OK so I love to travel...needless to say I haven't been anywhere this summer except home to Memphis. Which wasn't bad at all but I want more. It is so hard not being able to do what i want to do in my older years when it was so easy in my younger. Yet I am still young. Still a fresh 26 but I can't seem to do what I did at 21? Now working is becoming more of a chore then something I actually like to do. Love life was not what I wanted at that time but definitely more then what I have now.
Lifestyle changes...brokeness....the worst recession I think in my young life on this earth....fighting and battling inner feelings. I have a lot going on and I am ready for my happiness. My friend just recently wrote a blog about it and well I want what she has. Not necessarily the actual things she has but I want the happiness. It would be nice to wake up and not automatically worry as soon as I open my eyes.
I have let go of some past demons I think for good. It was hard but I had to do it to move to brighter stages in my life. Now I am ready to get out of Tn. I don't know where but I want to move. My big sister is moving to New York! I don't know if I want to go that far but I want to go. I need newness and that includes my love life and work. I want a job that I can honestly say I enjoy going to if it is just to be around the people. I start a new job tomorrow.
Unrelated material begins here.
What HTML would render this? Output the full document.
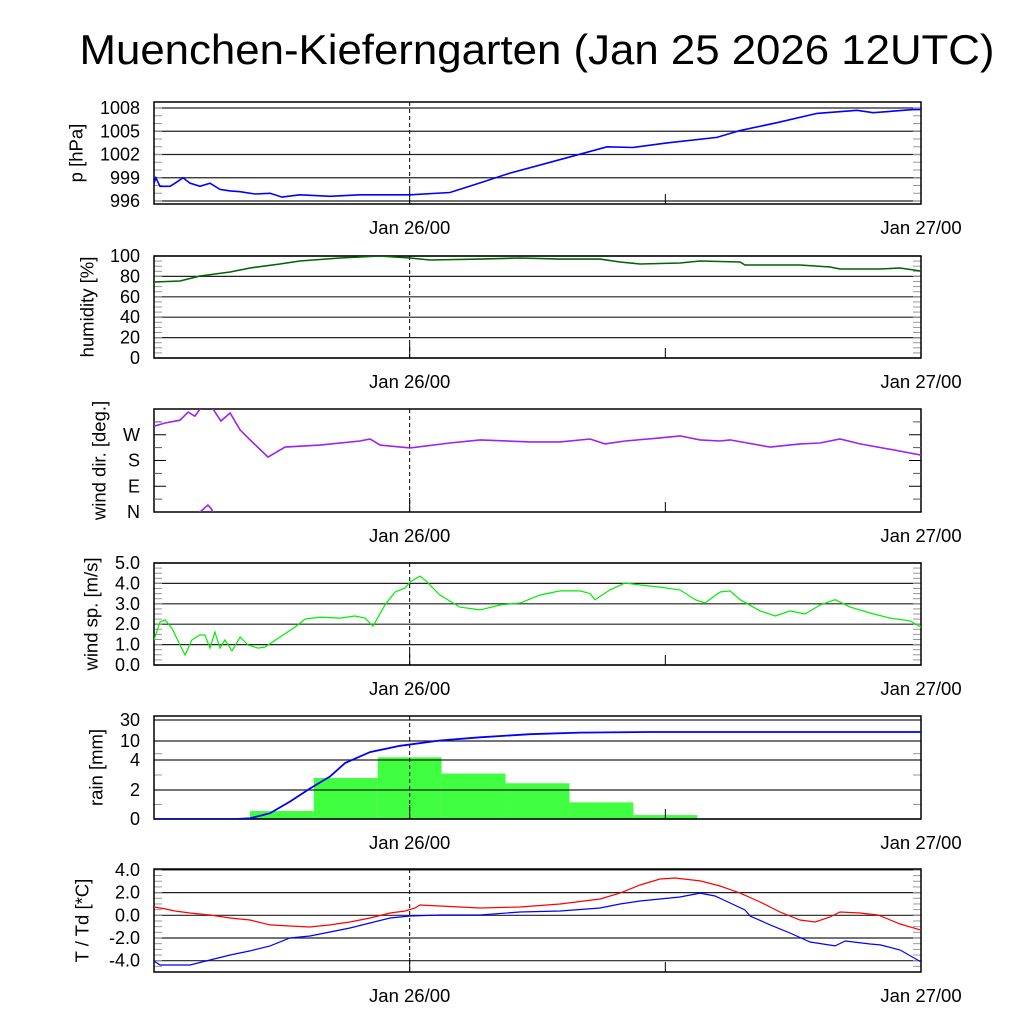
<!DOCTYPE html>
<html><head><meta charset="utf-8"><style>
html,body{margin:0;padding:0;background:#fff;width:1024px;height:1024px;overflow:hidden}
svg{display:block;font-family:"Liberation Sans",sans-serif}
</style></head><body>
<svg id="chart" width="1024" height="1024" viewBox="0 0 1024 1024" xmlns="http://www.w3.org/2000/svg">
<rect x="0" y="0" width="1024" height="1024" fill="#fff"/>
<text x="537" y="64" font-size="42" text-anchor="middle" textLength="915" lengthAdjust="spacingAndGlyphs">Muenchen-Kieferngarten (Jan 25 2026 12UTC)</text>
</svg>
<script>
// time axis: hours since Jan 25 12UTC (0..36)
const xTickLabels = ["Jan 26/00", "Jan 27/00"];
const xTickHours = [12, 36];

const presHours = [0,0.09,0.28,0.75,0.99,1.36,1.69,2.16,2.63,3.1,3.57,4.04,4.74,5.45,6.01,6.85,8.26,9.67,10.61,12.02,13.89,15.16,16.71,18.59,21.26,22.48,24.08,26.42,27.51,29.24,31.12,33.0,33.75,35.63,36];
const presValues = [998.3,999.0,997.9,997.9,998.3,999.0,998.3,997.9,998.3,997.5,997.3,997.2,996.9,997.0,996.5,996.8,996.6,996.8,996.8,996.8,997.1,998.2,999.6,1001.0,1003.0,1002.9,1003.5,1004.2,1005.1,1006.1,1007.3,1007.7,1007.4,1007.8,1007.8];
const presTicks = [996,999,1002,1005,1008];

const humHours = [0,1.22,2.16,3.57,4.51,5.91,6.85,8.73,10.61,12.02,12.95,15.3,17.18,19.06,20.94,21.87,22.81,24.69,25.63,27.51,27.74,30.32,31.73,32.2,34.07,35.01,36];
const humValues = [74.5,75.5,80.4,84.3,88.2,92.2,95.1,98,100,98,96.1,97,98,97,97,94.1,92.2,93.1,95.1,94.1,91.2,91.2,89.2,87.3,87.3,88.2,85.3];
const humTicks = [0,20,40,60,80,100];

const dirHours = [0,0.52,1.22,1.6,1.92,2.16,2.39,2.53,2.68,2.77,3.14,3.57,4.04,4.51,5.35,6.15,7.79,9.67,10.14,10.61,12.02,13.89,15.3,17.65,19.06,20.47,21.17,22.11,23.75,24.69,25.63,26.57,27.04,28.92,30.32,31.26,32.2,33.14,35.02,36];
const dirValues = [300,311,321,349,335,360,375,384,372,360,318,346,287,252,192,227,234,248,255,234,224,241,252,245,245,255,238,248,259,266,252,248,252,227,238,241,255,238,213,199];
const dirTickValues = [0,90,180,270];
const dirTickLabels = ["N","E","S","W"];

const spdHours = [0,.28,.52,.84,1.22,1.46,1.78,2.16,2.39,2.63,2.86,3.1,3.33,3.66,4.04,4.41,4.88,5.21,5.91,6.62,7.09,7.79,8.73,9.43,9.9,10.28,10.84,11.31,11.78,12.02,12.48,12.72,13.42,14.36,15.3,16.24,17.18,18.12,19.06,20.0,20.47,20.7,21.4,22.11,22.81,23.75,24.69,25.4,25.86,26.57,27.04,27.51,28.45,29.15,29.85,30.56,31.26,31.97,32.67,33.61,34.55,35.49,36];
const spdValues = [1.23,2.11,2.21,1.81,0.98,0.49,1.23,1.47,1.47,0.83,1.62,0.83,1.23,0.69,1.37,0.98,0.83,0.88,1.37,1.86,2.25,2.35,2.3,2.4,2.3,1.91,2.94,3.58,3.77,4.07,4.36,4.17,3.43,2.84,2.7,2.94,3.04,3.43,3.63,3.63,3.5,3.2,3.68,4.02,3.92,3.82,3.68,3.2,3.04,3.58,3.63,3.2,2.65,2.4,2.65,2.5,2.94,3.2,2.84,2.55,2.3,2.16,1.86];
const spdTicks = [0,1,2,3,4,5];

const rainBinStart = [4.5,7.5,10.5,13.5,16.5,19.5,22.5];
const rainBinValues = [0.55,2.8,4.85,3.1,2.45,1.15,0.27];
const rainCumHours = [0,3.8,4.51,5.45,6.38,7.32,8.26,8.97,10.14,11.55,13.42,15.3,17.65,20.0,23.28,36];
const rainCumValues = [0,0,0.05,0.4,1.2,2.1,2.9,3.8,6.5,8.5,10.5,13.5,16.5,18,18.6,18.6];
const rainTicks = [0,2,4,10,30];

const tHours = [0,.52,.99,1.69,2.63,3.57,4.51,5.45,6.38,7.32,8.26,9.2,10.14,11.08,11.78,12.25,12.48,13.42,15.3,17.18,19.06,20.94,21.87,22.81,23.75,24.45,25.63,26.57,27.51,28.45,29.38,30.32,31.03,31.73,32.2,33.14,33.98,35.02,36];
const tValues = [.73,.56,.38,.2,.03,-.24,-.41,-.85,-.94,-1.03,-.85,-.59,-.24,.2,.38,.64,.91,.82,.64,.73,1.0,1.44,1.96,2.67,3.2,3.29,3.03,2.58,1.96,1.17,.29,-.41,-.59,-.15,.29,.2,.03,-.77,-1.3];
const tdHours = [0,.28,1.69,2.63,3.57,4.51,5.45,6.38,7.32,8.26,9.2,10.14,11.08,12.02,13.42,15.3,17.18,19.06,20.94,21.87,22.81,24.69,25.63,26.33,27.04,27.74,27.98,28.92,29.85,30.79,31.97,32.44,33.61,34.08,35.02,36];
const tdValues = [-4.03,-4.38,-4.38,-3.94,-3.5,-3.14,-2.7,-2.0,-1.82,-1.47,-1.12,-.68,-.24,-.06,.03,.03,.29,.38,.64,1.0,1.26,1.61,1.96,1.7,1.08,.47,-.06,-.85,-1.56,-2.35,-2.7,-2.26,-2.53,-2.61,-3.06,-4.11];
const tTicks = [-4,-2,0,2,4];

const NS = "http://www.w3.org/2000/svg";
const svg = document.getElementById("chart");
const X0 = 154, X1 = 921, HSPAN = 36;
function xs(h){ return X0 + h * (X1 - X0) / HSPAN; }
function mk(tag, attrs, parent){
  const e = document.createElementNS(NS, tag);
  for (const k in attrs) e.setAttribute(k, attrs[k]);
  (parent || svg).appendChild(e);
  return e;
}
// v0 maps to pixel p0, v1 maps to pixel p1
function linScale(v0, v1, p0, p1){ return v => p0 + (v - v0) / (v1 - v0) * (p1 - p0); }
function pwScale(vals, pxs){
  return v => {
    if (v <= vals[0]) return pxs[0];
    for (let i = 1; i < vals.length; i++) if (v <= vals[i]) return pxs[i-1] + (v - vals[i-1]) / (vals[i] - vals[i-1]) * (pxs[i] - pxs[i-1]);
    const n = vals.length - 1;
    return pxs[n] + (v - vals[n]) / (vals[n] - vals[n-1]) * (pxs[n] - pxs[n-1]);
  };
}

let clipId = 0;
function panel(name, top, bot, title, titleX, ys, gridVals, labels, minorVals){
  const g = mk("g", {});
  
  
  gridVals.forEach((v, i) => {
    const y = ys(v);
    const gl = mk("line", {x1: X0, x2: X1, y1: y, y2: y, stroke: "#222", "stroke-width": 1.2}, g);
    
    
    const t = mk("text", {x: 140, y: y + 6, "font-size": 18, "text-anchor": "end"}, g);
    t.textContent = labels[i];
    
    
  });
  minorVals.forEach(v => {
    const y = ys(v);
    mk("line", {x1: X0, x2: X0 + 8, y1: y, y2: y, stroke: "#999", "stroke-width": 1}, g);
    mk("line", {x1: X1 - 8, x2: X1, y1: y, y2: y, stroke: "#999", "stroke-width": 1}, g);
  });
  const dl = mk("line", {x1: xs(12), x2: xs(12), y1: top, y2: bot, stroke: "#000", "stroke-width": 1, "stroke-dasharray": "4,3"}, g);
  
  
  mk("line", {x1: xs(12), x2: xs(12), y1: bot - 14, y2: bot, stroke: "#000", "stroke-width": 1}, g);
  mk("line", {x1: xs(24), x2: xs(24), y1: bot - 10, y2: bot, stroke: "#000", "stroke-width": 1}, g);
  const fr = mk("rect", {x: X0, y: top, width: X1 - X0, height: bot - top, fill: "none", stroke: "#000", "stroke-width": 1.5}, g);
  
  
  xTickHours.forEach((h, i) => {
    const t = mk("text", {x: xs(h), y: bot + 30, "font-size": 18.5, "text-anchor": "middle"}, g);
    t.textContent = xTickLabels[i];
    
    
  });
  const yt = mk("text", {x: titleX, y: (top + bot) / 2, "font-size": 18.5, "text-anchor": "middle", "dominant-baseline": "central", transform: `rotate(-90 ${titleX} ${(top + bot) / 2})`}, g);
  yt.textContent = title;
  
  
  const cid = "clip" + (clipId++);
  const cp = mk("clipPath", {id: cid}, g);
  mk("rect", {x: X0, y: top, width: X1 - X0, height: bot - top}, cp);
  return {g, cid};
}
function line(p, hours, vals, ys, color, name, w){
  let d = "";
  hours.forEach((h, i) => { d += (i ? "L" : "M") + xs(h).toFixed(1) + " " + ys(vals[i]).toFixed(1); });
  const e = mk("path", {d, fill: "none", stroke: color, "stroke-width": w || 1.6, "clip-path": `url(#${p.cid})`}, p.g);
  
  
  return e;
}

// Pressure
{
  const ys = linScale(996, 1008, 201, 108);
  const mins = []; for (let v = 996; v <= 1008; v++) mins.push(v);
  const p = panel("pressure", 102, 204, "p [hPa]", 76, ys, presTicks, presTicks.map(String), mins);
  line(p, presHours, presValues, ys, "#0000ff", "pressure-line");
}
// Humidity
{
  const ys = linScale(0, 100, 358, 256);
  const mins = []; for (let v = 0; v <= 100; v += 5) mins.push(v);
  const p = panel("humidity", 256, 358, "humidity [%]", 87, ys, humTicks, humTicks.map(String), mins);
  line(p, humHours, humValues, ys, "#006400", "humidity-line");
}
// Wind direction
{
  const ys = linScale(0, 360, 512, 409);
  const p = panel("wind-direction", 409, 512, "wind dir. [deg.]", 99, ys, [], [], []);
  dirTickValues.forEach((v, i) => {
    const y = ys(v);
    mk("line", {x1: X0, x2: X0 + 12, y1: y, y2: y, stroke: "#000"}, p.g);
    mk("line", {x1: X1 - 12, x2: X1, y1: y, y2: y, stroke: "#000"}, p.g);
    const t = mk("text", {x: 140, y: y + 6, "font-size": 18, "text-anchor": "end"}, p.g);
    t.textContent = dirTickLabels[i];
    
    
  });
  [45,135,225,315].forEach(v => {
    const y = ys(v);
    mk("line", {x1: X0, x2: X0 + 8, y1: y, y2: y, stroke: "#555"}, p.g);
    mk("line", {x1: X1 - 8, x2: X1, y1: y, y2: y, stroke: "#555"}, p.g);
  });
  line(p, dirHours, dirValues, ys, "#a020f0", "wind-direction-line");
  line(p, dirHours, dirValues.map(v => v - 360), ys, "#a020f0", "wind-direction-wrap-line");
}
// Wind speed
{
  const ys = linScale(0, 5, 665, 563);
  const mins = []; for (let v = 0; v <= 5.001; v += 0.25) mins.push(v);
  const p = panel("wind-speed", 563, 665, "wind sp. [m/s]", 91, ys, spdTicks, spdTicks.map(v => v.toFixed(1)), mins);
  line(p, spdHours, spdValues, ys, "#00ee00", "wind-speed-line", 1.2);
}
// Rain
{
  const ys = pwScale(rainTicks, [819, 790, 760, 741, 720]);
  const p = panel("rain", 716, 819, "rain [mm]", 96, ys, rainTicks, rainTicks.map(String), [1, 3, 6]);
  rainBinStart.forEach((h, i) => {
    const y = ys(rainBinValues[i]);
    const r = mk("rect", {x: xs(h), y, width: xs(h + 3) - xs(h), height: 819 - y, fill: "#40ff40"}, p.g);
    
    
    p.g.insertBefore(r, p.g.firstChild);
  });
  line(p, rainCumHours, rainCumValues, ys, "#0000ff", "rain-cumulative-line", 1.8);
}
// Temperature
{
  const ys = linScale(0, 2, 915.3, 892.6);
  const mins = []; for (let v = -5; v <= 4.001; v += 0.5) mins.push(v);
  const p = panel("temperature", 869, 972, "T / Td [*C]", 82, ys, tTicks, tTicks.map(v => v.toFixed(1)), mins);
  line(p, tHours, tValues, ys, "#ff0000", "temperature-line", 1.2);
  line(p, tdHours, tdValues, ys, "#0000ff", "dewpoint-line", 1.2);
}
</script>
</body></html>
T-mobile. never thought I would really do the customer call center thing. I despise getting yelled at everyday but we will see how it goes. Yes I have a master's degree and I am still doing jobs that people with no degree do?Wonder why I am not happy? I want to know what is the secret. What do I have to say to people to get that foot in the door. I want to just walk up to one of those buildings and say look,here I AM. The BEST thing that has every happened to your company.
Summer blues and summer happiness all rolled into one.....The events I have been to have been fun and have kept me out of the house and out of my own mind. Oh what will I do with the time I have left???